Noiseless Cartooning In Technicolor!

Friend O' The Blog Jim O'Kane has done a magnificent thing, made even better by his letting me share it.

Way back in the 20th Century, Jim majored in Radio, Film & TV Production. More recently he's been fiddling with Adobe After Effects, which puts the power of Industrial Light & Magic on your desktop. A few days ago he applied his light and magic to my webcomic, The Last Mechanical Monster, and produced this:

For comparison, watch the first 50 seconds of this:

(The reference to "Noiseless Cartooning" corresponds to a credit for "Noiseless Recording" in the original, although I do draw as stealthily and lethally as a ninja, so it fits.)

That's funny and thoughtful.
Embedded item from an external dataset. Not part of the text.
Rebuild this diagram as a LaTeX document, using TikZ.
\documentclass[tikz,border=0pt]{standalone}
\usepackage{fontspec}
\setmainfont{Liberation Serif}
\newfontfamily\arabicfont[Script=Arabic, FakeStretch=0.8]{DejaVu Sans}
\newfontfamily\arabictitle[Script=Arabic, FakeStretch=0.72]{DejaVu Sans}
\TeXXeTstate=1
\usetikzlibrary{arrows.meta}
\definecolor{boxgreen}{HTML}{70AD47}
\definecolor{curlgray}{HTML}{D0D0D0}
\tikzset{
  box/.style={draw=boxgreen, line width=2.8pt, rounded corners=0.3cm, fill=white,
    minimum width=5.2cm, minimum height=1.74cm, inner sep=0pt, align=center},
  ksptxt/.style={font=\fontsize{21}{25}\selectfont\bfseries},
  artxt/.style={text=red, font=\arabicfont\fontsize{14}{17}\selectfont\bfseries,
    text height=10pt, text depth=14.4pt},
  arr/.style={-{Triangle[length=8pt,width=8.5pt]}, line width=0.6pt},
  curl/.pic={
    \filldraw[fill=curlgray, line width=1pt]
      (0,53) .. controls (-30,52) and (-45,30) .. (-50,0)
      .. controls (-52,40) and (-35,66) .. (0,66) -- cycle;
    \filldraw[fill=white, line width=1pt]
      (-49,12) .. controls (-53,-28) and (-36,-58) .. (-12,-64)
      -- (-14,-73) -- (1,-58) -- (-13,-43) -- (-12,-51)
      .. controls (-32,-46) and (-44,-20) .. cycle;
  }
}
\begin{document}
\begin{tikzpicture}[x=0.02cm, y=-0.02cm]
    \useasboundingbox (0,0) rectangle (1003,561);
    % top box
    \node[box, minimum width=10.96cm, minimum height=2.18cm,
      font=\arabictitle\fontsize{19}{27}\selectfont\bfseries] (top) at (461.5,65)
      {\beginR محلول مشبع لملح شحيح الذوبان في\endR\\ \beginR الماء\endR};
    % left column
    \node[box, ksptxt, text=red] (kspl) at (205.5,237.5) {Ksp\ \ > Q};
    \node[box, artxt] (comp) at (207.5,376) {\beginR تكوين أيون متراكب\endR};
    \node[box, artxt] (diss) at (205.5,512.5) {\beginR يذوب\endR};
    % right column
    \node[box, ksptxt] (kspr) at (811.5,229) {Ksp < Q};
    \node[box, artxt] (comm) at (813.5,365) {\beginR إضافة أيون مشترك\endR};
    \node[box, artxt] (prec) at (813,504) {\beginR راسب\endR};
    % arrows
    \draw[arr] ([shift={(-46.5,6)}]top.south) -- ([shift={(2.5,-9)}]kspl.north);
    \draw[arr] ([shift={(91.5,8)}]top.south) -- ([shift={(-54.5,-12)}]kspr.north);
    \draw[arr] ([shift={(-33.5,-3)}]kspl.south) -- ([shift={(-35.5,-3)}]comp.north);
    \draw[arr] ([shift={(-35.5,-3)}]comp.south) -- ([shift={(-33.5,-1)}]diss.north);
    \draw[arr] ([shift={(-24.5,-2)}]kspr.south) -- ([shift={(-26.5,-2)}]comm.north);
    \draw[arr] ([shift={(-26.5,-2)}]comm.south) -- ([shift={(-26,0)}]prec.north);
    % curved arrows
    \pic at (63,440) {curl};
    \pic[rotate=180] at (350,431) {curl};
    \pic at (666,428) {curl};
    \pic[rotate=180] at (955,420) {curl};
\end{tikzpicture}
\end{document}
Also pretty darned good effects rendering, I think!

I'll append Jim's clip to the next installment of The Last Mechanical Monster, to be posted on Tuesday, but wanted to debut it here today. Thanks again, Jim!


Jim O'Kane said...

Pshaw - - thanks for allowing me to co-opt your concept title so I could explore a few more obscure tools in After Effects. The thing just about wrote itself. Best of all, Paramount won't sue!:)

It's great seeing the near-pristine version of the Fleischer cartoon on Youtube (ain't the future great?) but it's not how I remember those Superman films. My experience with the series was watching them in childhood on the living room Motorola TV tuned to Channel 11, as Capt. Jack McCarthy hosted grainy 16mm episodes that had been run through the station projector so many times the plots had been abbreviated to save the remaining sprocket holes. Hence the grit and the fade and the dirty film gate.
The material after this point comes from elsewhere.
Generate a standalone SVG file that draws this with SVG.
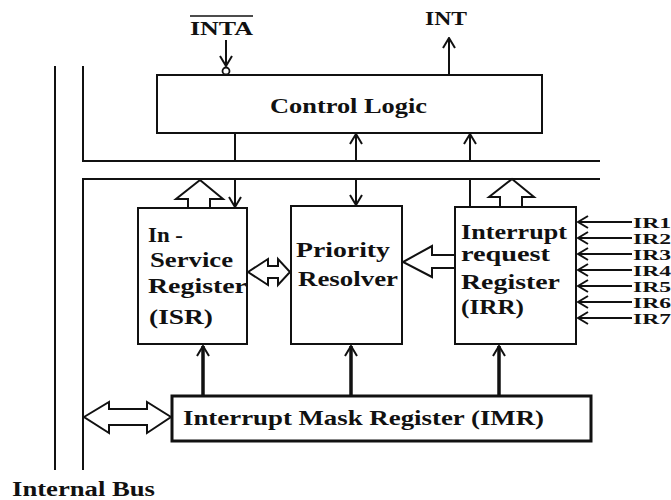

Thanks for the post - and we'll all stay tuned for the next exciting chapter of "The Last Mechanical Monster!"

Brian Fies said...

Thanks again, Jim. You did a beautiful job. I, too, remember all these cartoons (and the Betty Boops, and Koko the Clowns) from the pre-dawn and afternoon cartoon round-ups. These darn kids today will never know the secret joy of crappy cartoons and a bowl of Cap'n Crunch.

Diabolos said...

This is such a pleasure. You capture the wonder age of analog electronics, overbuilt steel and concrete structures, and mighty mighty industry well before miniaturization took technology out of our view. Now I have to catch up on your latest work, Brian.